# Dura Ace crankset no-go for CAAD10??



## b3n3r (Dec 28, 2011)

Thinking of upgrading to 7950 crankset. I can't because Shimano doesn't make bb30 cranks?? Options??


----------



## the mayor (Jul 8, 2004)

Very simple.....spacer kit
Pro teams use it....so can you


----------



## b3n3r (Dec 28, 2011)

Does anyone have any experience with the Wheels Mfg adaptors?


----------



## Wile_E_Coyote (Jul 15, 2011)

b3n3r said:


> Does anyone have any experience with the Wheels Mfg adaptors?

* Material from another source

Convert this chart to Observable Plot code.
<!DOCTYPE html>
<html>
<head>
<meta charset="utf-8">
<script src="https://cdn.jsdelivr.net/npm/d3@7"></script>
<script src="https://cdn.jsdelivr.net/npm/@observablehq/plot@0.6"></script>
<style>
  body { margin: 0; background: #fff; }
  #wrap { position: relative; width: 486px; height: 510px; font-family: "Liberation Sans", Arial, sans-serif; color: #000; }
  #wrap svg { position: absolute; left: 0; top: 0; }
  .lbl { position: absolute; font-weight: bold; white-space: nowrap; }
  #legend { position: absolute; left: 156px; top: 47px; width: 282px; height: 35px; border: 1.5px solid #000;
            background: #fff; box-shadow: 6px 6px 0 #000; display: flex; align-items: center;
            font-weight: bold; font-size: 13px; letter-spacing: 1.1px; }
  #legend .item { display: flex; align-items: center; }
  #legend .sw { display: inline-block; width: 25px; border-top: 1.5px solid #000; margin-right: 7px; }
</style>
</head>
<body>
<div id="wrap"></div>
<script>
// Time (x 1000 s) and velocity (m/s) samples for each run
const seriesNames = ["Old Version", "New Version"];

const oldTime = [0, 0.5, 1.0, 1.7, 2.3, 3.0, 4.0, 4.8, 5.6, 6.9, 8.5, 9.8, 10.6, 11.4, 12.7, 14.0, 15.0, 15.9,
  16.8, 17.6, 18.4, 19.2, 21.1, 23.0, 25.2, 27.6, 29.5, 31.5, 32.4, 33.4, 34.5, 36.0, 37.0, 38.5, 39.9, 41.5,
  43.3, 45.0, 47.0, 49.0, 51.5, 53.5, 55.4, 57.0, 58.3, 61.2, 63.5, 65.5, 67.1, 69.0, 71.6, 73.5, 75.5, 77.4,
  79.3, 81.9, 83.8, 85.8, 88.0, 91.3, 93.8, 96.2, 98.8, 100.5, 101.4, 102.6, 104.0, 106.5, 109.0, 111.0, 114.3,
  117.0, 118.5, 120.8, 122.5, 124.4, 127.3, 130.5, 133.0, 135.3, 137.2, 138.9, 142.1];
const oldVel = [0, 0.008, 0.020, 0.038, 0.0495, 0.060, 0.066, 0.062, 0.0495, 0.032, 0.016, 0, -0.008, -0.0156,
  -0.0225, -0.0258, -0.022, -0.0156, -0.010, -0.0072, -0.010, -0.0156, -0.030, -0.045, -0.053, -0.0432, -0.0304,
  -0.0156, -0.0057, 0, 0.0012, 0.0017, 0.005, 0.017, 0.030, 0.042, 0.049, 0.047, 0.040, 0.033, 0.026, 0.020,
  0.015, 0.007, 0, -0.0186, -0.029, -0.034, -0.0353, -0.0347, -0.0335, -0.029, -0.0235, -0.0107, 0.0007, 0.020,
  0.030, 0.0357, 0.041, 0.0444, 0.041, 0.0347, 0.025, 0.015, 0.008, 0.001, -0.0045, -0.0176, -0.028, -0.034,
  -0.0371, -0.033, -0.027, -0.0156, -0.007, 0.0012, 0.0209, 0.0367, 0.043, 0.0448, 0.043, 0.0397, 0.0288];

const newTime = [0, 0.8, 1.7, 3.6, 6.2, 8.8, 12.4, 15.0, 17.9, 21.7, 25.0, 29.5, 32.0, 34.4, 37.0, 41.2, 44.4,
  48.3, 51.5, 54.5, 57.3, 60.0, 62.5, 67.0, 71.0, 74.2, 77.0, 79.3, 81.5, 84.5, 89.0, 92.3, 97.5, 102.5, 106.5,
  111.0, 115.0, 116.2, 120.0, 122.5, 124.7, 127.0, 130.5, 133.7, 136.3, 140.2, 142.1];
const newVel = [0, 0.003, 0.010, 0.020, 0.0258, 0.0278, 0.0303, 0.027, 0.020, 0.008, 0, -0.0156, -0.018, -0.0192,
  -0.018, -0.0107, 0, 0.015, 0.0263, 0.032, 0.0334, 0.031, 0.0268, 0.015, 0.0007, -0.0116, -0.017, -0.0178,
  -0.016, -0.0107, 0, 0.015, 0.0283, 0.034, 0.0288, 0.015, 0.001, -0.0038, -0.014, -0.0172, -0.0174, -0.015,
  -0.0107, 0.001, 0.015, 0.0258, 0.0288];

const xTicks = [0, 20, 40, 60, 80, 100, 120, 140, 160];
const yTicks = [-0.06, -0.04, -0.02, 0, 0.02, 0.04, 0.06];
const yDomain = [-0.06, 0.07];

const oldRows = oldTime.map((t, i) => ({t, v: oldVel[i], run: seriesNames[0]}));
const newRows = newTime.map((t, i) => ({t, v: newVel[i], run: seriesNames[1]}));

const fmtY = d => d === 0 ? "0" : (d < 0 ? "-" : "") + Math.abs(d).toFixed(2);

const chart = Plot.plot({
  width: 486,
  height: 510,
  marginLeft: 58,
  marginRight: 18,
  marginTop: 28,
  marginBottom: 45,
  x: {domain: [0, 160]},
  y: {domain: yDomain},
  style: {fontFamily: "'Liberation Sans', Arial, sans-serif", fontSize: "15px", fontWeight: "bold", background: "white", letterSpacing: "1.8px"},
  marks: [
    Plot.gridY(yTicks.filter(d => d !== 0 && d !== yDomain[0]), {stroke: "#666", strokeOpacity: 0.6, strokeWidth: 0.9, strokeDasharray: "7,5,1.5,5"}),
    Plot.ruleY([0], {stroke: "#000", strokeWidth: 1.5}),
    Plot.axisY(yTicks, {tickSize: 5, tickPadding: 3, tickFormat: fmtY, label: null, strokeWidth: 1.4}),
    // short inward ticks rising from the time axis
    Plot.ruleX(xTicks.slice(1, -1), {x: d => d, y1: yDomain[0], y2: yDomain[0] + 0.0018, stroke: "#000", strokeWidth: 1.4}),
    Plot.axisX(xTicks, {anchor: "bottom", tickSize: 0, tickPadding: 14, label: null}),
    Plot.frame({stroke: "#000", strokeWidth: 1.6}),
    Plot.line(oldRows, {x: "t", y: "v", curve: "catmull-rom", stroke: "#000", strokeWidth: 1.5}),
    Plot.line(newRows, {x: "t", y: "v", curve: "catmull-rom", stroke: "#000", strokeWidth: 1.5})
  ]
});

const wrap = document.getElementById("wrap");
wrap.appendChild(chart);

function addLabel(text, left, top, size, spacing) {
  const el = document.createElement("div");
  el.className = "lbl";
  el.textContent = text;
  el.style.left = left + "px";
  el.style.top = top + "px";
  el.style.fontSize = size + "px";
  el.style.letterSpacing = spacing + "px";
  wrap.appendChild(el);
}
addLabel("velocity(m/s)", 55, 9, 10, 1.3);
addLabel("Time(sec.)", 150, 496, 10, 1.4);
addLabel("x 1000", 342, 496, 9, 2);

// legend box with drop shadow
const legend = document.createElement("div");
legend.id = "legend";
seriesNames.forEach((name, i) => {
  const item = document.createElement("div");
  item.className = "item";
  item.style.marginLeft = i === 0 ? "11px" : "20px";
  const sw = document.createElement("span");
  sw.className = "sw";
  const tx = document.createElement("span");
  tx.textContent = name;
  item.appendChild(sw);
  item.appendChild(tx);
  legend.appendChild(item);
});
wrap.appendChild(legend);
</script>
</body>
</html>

Running them on my wife's CAAD9 with BB30. We bought the frame in the spring, but had an Ultegra crankset, so got the adapters. No issues so far. Install was easy.


----------



## vette (Feb 1, 2009)

they work good ,before I put a hollowgram on I used my D/A crank & the press fit one but I did research on the spacer one & everyone had no problems,mine was a pain to remove compared to the spacer,you can get both on E-bay


----------



## the mayor (Jul 8, 2004)

It's a plastic spacer...
It works.
Don't over think it....


----------



## ziscwg (Apr 19, 2010)

b3n3r said:


> Does anyone have any experience with the Wheels Mfg adaptors?


I have some on my caad10. They work perfectly


----------